Santa was holed up at our house for a long time. He came out of the closet this week to spend time building up strength to face the "Night of the Great Challenge". You've read, haven't you, that the fastest a reindeer can travel is about 32 MPH? You do the math about how long it'll take to get to everyone's domain.
So,taking his position on the hearth, near a trusty replica of abovementioned deer, Santa Claus was ruthlessly attacked today. It was the Beagle. I caught her red-coat and fur-trimmed covered, gnawing away at his hand. So much for not biting the hand that feeds you.
If you read yesterday's post you know I pet sit. If you didn't read it, well, now you know but you didn't laugh at the rest of that entry. My own dogs' behaviors leave me questioning my abilities. It's like kids though, I rationalize. Everyone else's seem to be no trouble at all.
I was in the house with this villan when the malicious crime took place. There I was, in the kitchen, making cold pea salad. You know the one: peas, cheese, and mayo. It was deathly quiet, no clatter at all, in the living room. The poor, stalwart fella had no chance. He'd been cornered. I stepped in to see what was the matter. It was already over.

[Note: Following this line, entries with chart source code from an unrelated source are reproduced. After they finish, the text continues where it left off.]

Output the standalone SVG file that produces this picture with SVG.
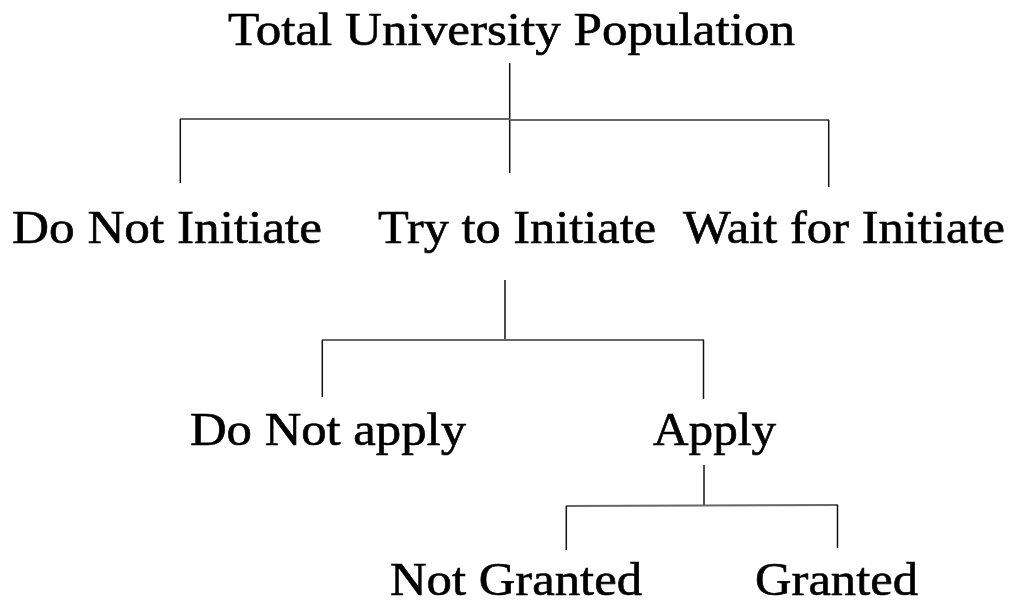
<svg xmlns="http://www.w3.org/2000/svg" width="1015" height="607" viewBox="0 0 1015 607">
<style>
text{font-family:"Liberation Serif","Times New Roman",serif;font-size:47px;fill:#000;stroke:#000;stroke-width:0.6}
.v{stroke:#111;stroke-width:1.5;fill:none}
.h{stroke:#666;stroke-width:2;fill:none}
</style>
<rect width="1015" height="607" fill="#fff"/>
<g id="connectors">
<line class="v" x1="509.7" y1="63" x2="509.7" y2="173"/>
<line class="h" x1="180" y1="119" x2="510" y2="119"/>
<line class="h" x1="510" y1="120" x2="829" y2="120"/>
<line class="v" x1="180.3" y1="119" x2="180.3" y2="183"/>
<line class="v" x1="828.7" y1="120" x2="828.7" y2="187"/>
<line class="v" x1="505" y1="280" x2="505" y2="340"/>
<line class="h" x1="322" y1="340" x2="704" y2="340"/>
<line class="v" x1="322.3" y1="340" x2="322.3" y2="397"/>
<line class="v" x1="703.5" y1="340" x2="703.5" y2="399"/>
<line class="v" x1="704" y1="465" x2="704" y2="506"/>
<line class="h" x1="566" y1="506" x2="838" y2="505"/>
<line class="v" x1="566.3" y1="506" x2="566.3" y2="550"/>
<line class="v" x1="837.5" y1="505" x2="837.5" y2="548"/>
</g>
<g id="total"><text x="228" y="45" textLength="567" lengthAdjust="spacingAndGlyphs">Total University Population</text></g>
<g id="do-not-initiate"><text x="12" y="243" textLength="310" lengthAdjust="spacingAndGlyphs">Do Not Initiate</text></g>
<g id="try-to-initiate"><text x="378" y="243" textLength="278" lengthAdjust="spacingAndGlyphs">Try to Initiate</text></g>
<g id="wait-for-initiate"><text x="683" y="243" textLength="322" lengthAdjust="spacingAndGlyphs">Wait for Initiate</text></g>
<g id="do-not-apply"><text x="190" y="445" textLength="276" lengthAdjust="spacingAndGlyphs">Do Not apply</text></g>
<g id="apply"><text x="653" y="445" textLength="123" lengthAdjust="spacingAndGlyphs">Apply</text></g>
<g id="not-granted"><text x="390" y="595" textLength="252" lengthAdjust="spacingAndGlyphs">Not Granted</text></g>
<g id="granted"><text x="755" y="595" textLength="163" lengthAdjust="spacingAndGlyphs">Granted</text></g>
</svg>
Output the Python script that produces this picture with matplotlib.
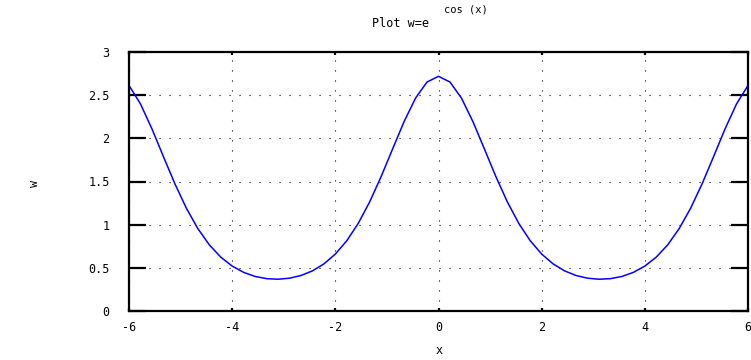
import numpy as np
import matplotlib
matplotlib.use("Agg")
import matplotlib.pyplot as plt

# sampled points of the curve (x from -6 to 6, 55 samples)
x_vals = np.linspace(-6, 6, 55)
w_half = [2.7183, 2.6523, 2.4666, 2.1944, 1.8781, 1.5584, 1.2652, 1.0153, 0.8142,
          0.6595, 0.5454, 0.4646, 0.4109, 0.3798, 0.3681, 0.3747, 0.4003, 0.4474,
          0.5202, 0.6245, 0.7674, 0.9554, 1.1919, 1.4744, 1.7892, 2.1102, 2.3988,
          2.6122]
w_vals = w_half[:0:-1] + w_half

x_ticks = [-6, -4, -2, 0, 2, 4, 6]
y_ticks = [0, 0.5, 1, 1.5, 2, 2.5, 3]
y_tick_labels = ["0", "0.5", "1", "1.5", "2", "2.5", "3"]

FONT = "DejaVu Sans Mono"
FS = 8.5

fig = plt.figure(figsize=(7.51, 3.60), dpi=100)
ax = fig.add_axes([129/751, 1-311/360, (748-129)/751, (311-52)/360])

ax.plot(x_vals, w_vals, color=(0, 0, 1), lw=1.1)
ax.set_xlim(-6, 6)
ax.set_ylim(0, 3)
ax.set_xticks(x_ticks)
ax.set_xticklabels([str(t) for t in x_ticks], family=FONT, fontsize=FS)
ax.set_yticks(y_ticks)
ax.set_yticklabels(y_tick_labels, family=FONT, fontsize=FS)

ax.grid(True, color="black", linestyle=(0, (1, 8)), linewidth=0.8)
for s in ax.spines.values():
    s.set_linewidth(1.6)
ax.tick_params(axis="y", direction="in", length=12, width=1.6, left=True, right=True, pad=14)
ax.tick_params(axis="x", direction="in", length=2.5, width=1.6, pad=7, bottom=True, top=True)

fig.text(372/751, 1-27/360, "Plot w=e", family=FONT, fontsize=FS, ha="left", va="baseline")
fig.text(444/751, 1-9/360, "cos (x)", family=FONT, fontsize=7.5, ha="left", va="center")
fig.text(439/751, 1-350/360, "x", family=FONT, fontsize=FS, ha="center", va="center")
fig.text(35/751, 1-183/360, "w", family=FONT, fontsize=FS, ha="center", va="center", rotation=90)

fig.savefig("out.png", dpi=100)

I removed the bodily remains, grimly and silently. OK, that's just for drama. I uttered a sharp and disappointing "OH!"
Trashy Santa now is ready for his next stop, the outside cans. Before the week is out he'll be transported, swept away by unknowing workers, never to see his elves, his workshop, or, sigh, Mrs. Claus, again.
It seems as if it was only yesterday I was taking the Santa's helper hat I had set out away from this same dog. Ah, it was yesterday.
Well, I managed to re-attach that pom-pon so the hat is still a fashion statement. And, I kept the hood from dead Santa to stitch up and make a larger Donation Dog pocket for dog vests when we go a-collecting and a-caroling for APL. Tis the season.
All's well that ends well.
Guinnie is satisfied with a nylabone wishbone. I am hoping tomorrow is a slow news day.